Watch the video of Mr Tan Kin Lian's speech here:
Part 1: Video clip (Part 1)
Part 2: Video clip (Part 2)
Pls forward the URLs to everybody you know.
Saturday, November 1, 2008
Saturday 1 November 2008
Time: 5 - 7 pm
Nearest MRT station: Clarke Quay (NE Line)
1. Update on Petition #4
2. Help to complete complaint form
3. Dialogue with senior management of distributor
4. Collective legal action (as a last resort)
5. Meeting of investors (according to distributor)
6. Translation into Mandarin
Ask your friends and family to attend. Let us aim for a large gathering!
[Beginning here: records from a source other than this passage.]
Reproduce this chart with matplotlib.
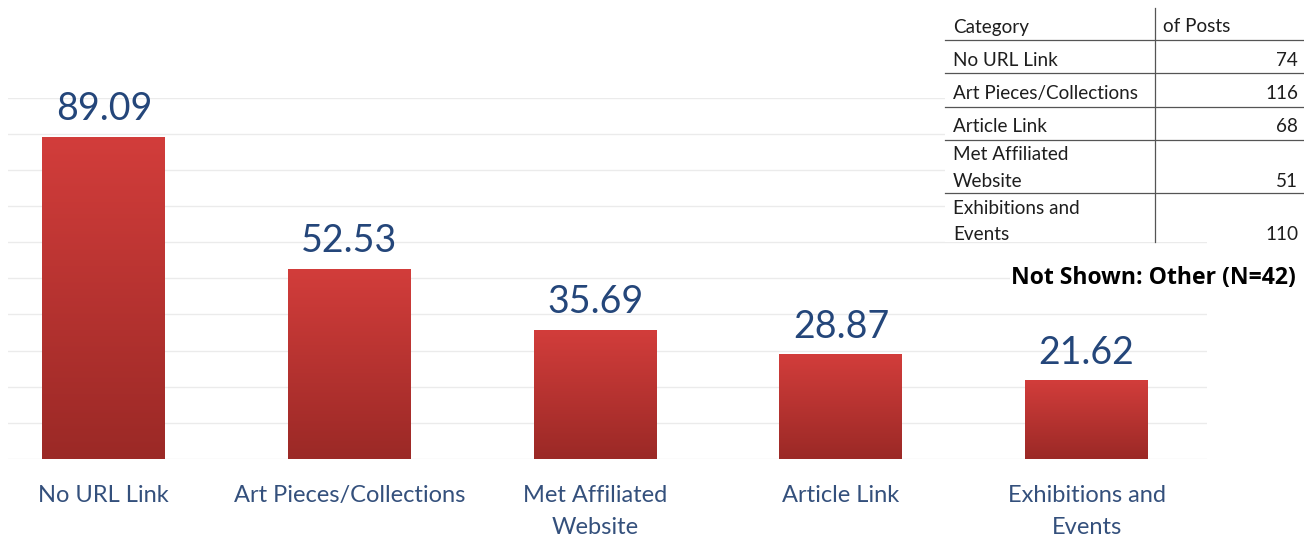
import numpy as np
import matplotlib.pyplot as plt
from matplotlib.colors import LinearSegmentedColormap
from matplotlib.patches import Rectangle
from matplotlib.lines import Line2D

# bar chart values
categories = ['No URL Link', 'Art Pieces/Collections', 'Met Affiliated\nWebsite',
              'Article Link', 'Exhibitions and\nEvents']
values = [89.09, 52.53, 35.69, 28.87, 21.62]

# table of post counts
table_header = ['Category', 'of Posts']
table_categories = ['No URL Link', 'Art Pieces/Collections', 'Article Link',
                    'Met Affiliated\nWebsite', 'Exhibitions and\nEvents']
table_posts = [74, 116, 68, 51, 110]
note = 'Not Shown: Other (N=42)'

text_blue = '#24467a'
label_blue = '#34507c'
grad = LinearSegmentedColormap.from_list('barred', ['#9b2926', '#d23d3b'])

fig = plt.figure(figsize=(13.04, 5.4), dpi=100)
W, H = 1304, 540
ax = fig.add_axes([8 / W, (540 - 459) / H, (1207 - 8) / W, (459 - 97.6) / H])

x = np.arange(len(categories))
width = 0.5
ax.set_xlim(-0.39, 4.49)
ax.set_ylim(0, 100)

# light horizontal gridlines
for g in np.arange(0, 101, 10):
    ax.axhline(g, color='#ebebeb', lw=1.0, zorder=0)

# gradient filled bars
gradient = np.linspace(0, 1, 256).reshape(-1, 1)
for xi, v in zip(x, values):
    ax.imshow(gradient, cmap=grad, origin='lower', aspect='auto',
              extent=(xi - width / 2, xi + width / 2, 0, v), zorder=2)
    ax.annotate(f'{v:.2f}', (xi, v), xytext=(0, 12), textcoords='offset points',
                ha='center', va='baseline', fontsize=27, color=text_blue,
                family='Lato')

ax.set_xticks(x)
ax.set_xticklabels(categories, fontsize=17, color=label_blue, family='Lato',
                   linespacing=1.6)
ax.tick_params(axis='x', length=0, pad=19)
ax.set_yticks([])
for s in ax.spines.values():
    s.set_visible(False)

# table block in the upper right
fig.add_artist(Rectangle((945 / W, 1 - 242 / H), (W - 945) / W, 242 / H,
                         transform=fig.transFigure, facecolor='white',
                         edgecolor='none', zorder=5))


def fx(px):
    return px / W


def fy(py):
    return 1 - py / H


line_kw = dict(color='#555555', lw=0.9, transform=fig.transFigure, zorder=6)
fig.add_artist(Line2D([fx(1155), fx(1155)], [fy(8), fy(242)], **line_kw))
for ly in [40, 73, 107, 140, 193]:
    fig.add_artist(Line2D([fx(945), fx(1304)], [fy(ly), fy(ly)], **line_kw))

tkw = dict(fontsize=13.6, family='Lato', color='#1e1e1e', zorder=7)
fig.text(fx(953), fy(27), table_header[0], va='center', ha='left', **tkw)
fig.text(fx(1163), fy(27), table_header[1], va='center', ha='left', **tkw)

row_y = [(60,), (93,), (126,), (155, 181), (208, 235)]
for name, n, ys in zip(table_categories, table_posts, row_y):
    for part, py in zip(name.split('\n'), ys):
        fig.text(fx(953), fy(py), part, va='center', ha='left', **tkw)
    fig.text(fx(1298), fy(ys[-1]), str(n), va='center', ha='right', **tkw)

fig.text(fx(1296), fy(278), note, ha='right', va='center', fontsize=16.6,
         family='Open Sans', weight='bold', color='black', zorder=7,
         bbox=dict(facecolor='white', edgecolor='none', pad=1))

fig.savefig('out.png', dpi=100, facecolor='white')
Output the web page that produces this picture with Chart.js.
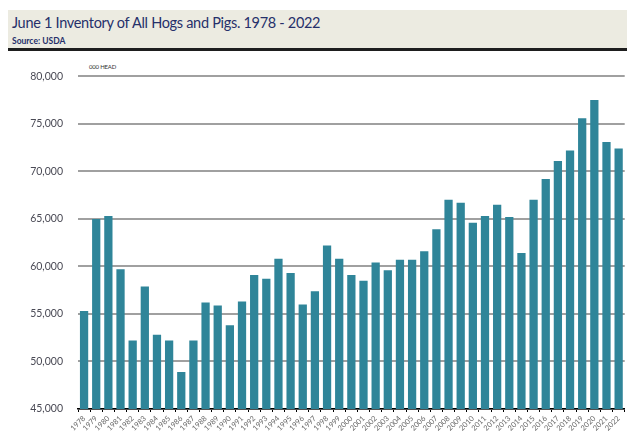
<!DOCTYPE html>
<html>
<head>
<meta charset="utf-8">
<script src="https://cdn.jsdelivr.net/npm/chart.js@4"></script>
<style>
    body { margin: 0; width: 627px; height: 438px; background: #fff; overflow: hidden; position: relative; font-family: Lato, sans-serif; }
    #band { position: absolute; left: 8px; top: 10px; width: 619px; height: 38px; background: #ecebe1; border-bottom: 3px solid #1e1e1e; }
    #title { position: absolute; left: 4px; top: 4px; font-size: 14.5px; letter-spacing: -0.3px; color: #26306a; white-space: nowrap; }
    #source { position: absolute; left: 4px; top: 26px; font-size: 8.5px; font-weight: bold; color: #26306a; }
    #unit { position: absolute; left: 89px; top: 63px; font-size: 6px; color: #333; letter-spacing: -0.2px; }
    #wrap { position: absolute; left: 0; top: 55px; width: 627px; height: 383px; }
</style>
</head>
<body>
<div id="band">
    <div id="title">June 1 Inventory of All Hogs and Pigs. 1978 - 2022</div>
    <div id="source">Source: USDA</div>
</div>
<div id="unit">000 HEAD</div>
<div id="wrap"><canvas id="myChart"></canvas></div>
<script>
    const years = ['1978','1979','1980','1981','1982','1983','1984','1985','1986','1987',
        '1988','1989','1990','1991','1992','1993','1994','1995','1996','1997',
        '1998','1999','2000','2001','2002','2003','2004','2005','2006','2007',
        '2008','2009','2010','2011','2012','2013','2014','2015','2016','2017',
        '2018','2019','2020','2021','2022'];

    // thousand head
    const inventory = [55300, 65000, 65300, 59700, 52200, 57900, 52800, 52200, 48900, 52200,
        56200, 55900, 53800, 56300, 59100, 58700, 60800, 59300, 56000, 57400,
        62200, 60800, 59100, 58500, 60400, 59600, 60700, 60700, 61600, 63900,
        67000, 66700, 64600, 65300, 66500, 65200, 61400, 67000, 69200, 71100,
        72200, 75600, 77500, 73100, 72400];

    const yTicks = [45000, 50000, 55000, 60000, 65000, 70000, 75000, 80000];

    const ctx = document.getElementById('myChart').getContext('2d');

    const myChart = new Chart(ctx, {
        type: 'bar',
        data: {
            labels: years,
            datasets: [{
                label: 'Inventory',
                data: inventory,
                backgroundColor: '#2f8599',
                categoryPercentage: 1,
                barPercentage: 0.68
            }]
        },
        options: {
            responsive: true,
            maintainAspectRatio: false,
            animation: false,
            layout: { padding: { left: 0, right: 0, top: 0, bottom: 0 } },
            plugins: {
                legend: { display: false },
                tooltip: { enabled: false }
            },
            scales: {
                x: {
                    afterFit: (scale) => { scale.height = 29; },
                    grid: { display: true, drawOnChartArea: false, drawTicks: true, tickLength: 3, color: '#000', lineWidth: 1 },
                    border: { display: true, color: '#000', width: 1.5 },
                    ticks: {
                        autoSkip: false,
                        minRotation: 45,
                        maxRotation: 45,
                        padding: 2,
                        color: '#666',
                        font: { family: 'Lato', size: 7.5 }
                    }
                },
                y: {
                    min: 45000,
                    max: 80000,
                    afterFit: (scale) => { scale.width = 78; },
                    afterBuildTicks: (scale) => { scale.ticks = yTicks.map(v => ({ value: v })); },
                    grid: { color: '#a0a0a0', lineWidth: 2, drawTicks: false },
                    border: { display: false },
                    ticks: {
                        padding: 15,
                        color: '#4a4a55',
                        font: { family: 'Lato', size: 10.5 },
                        callback: (v) => v.toLocaleString('en-US')
                    }
                }
            }
        }
    });
</script>
</body>
</html>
We want to hear from you on this:
- Have you gotten a similar letter
- What do you think?
- What will you do next?
Email or post here!
I attended HN2 1130am dialogue today. Sad to see many who has been banking with DBS for ages and places full trust with our National Bank (DBS) is missold a product that is misrepresented as Low Risk.
Nothing new from Rajan who sounded like a broken record repeating that DBS will "DO THE RIGHT THING"!!
From the floor, there are several points which I thought worth top mention:
1: HN2 has a second basket of 100 companies of which none of us are make aware of until only recently
2: a proposal for DBS to redeem HN2 and refund investors & DBS can collect the "coupons" rec' no response from Rajan
3: a possible fraud?? This guy from the floor make mention & even suggested that the previous CEO (no name mention) may be the mastermind of the whole fiasco. Who own/crafted this HN2 & HN5. Where are these people now. Is it possible that they are foreign cronies of then CEO? It is piublic knowledge that DBS pays big fat salary to departing CEO who created this shit. Unfortunately, the new CEO have to clean up this shit & carry the burden to satisfy HK investors first.
I hv now rec' DBS letter on HN5 about the Zero value. For me, I will first go thru the recommended pocess of interview scheduled on about Nov 17. I hv yet to file the official template complaint letter to DBS. I welcome additional points for a unfied and strong case!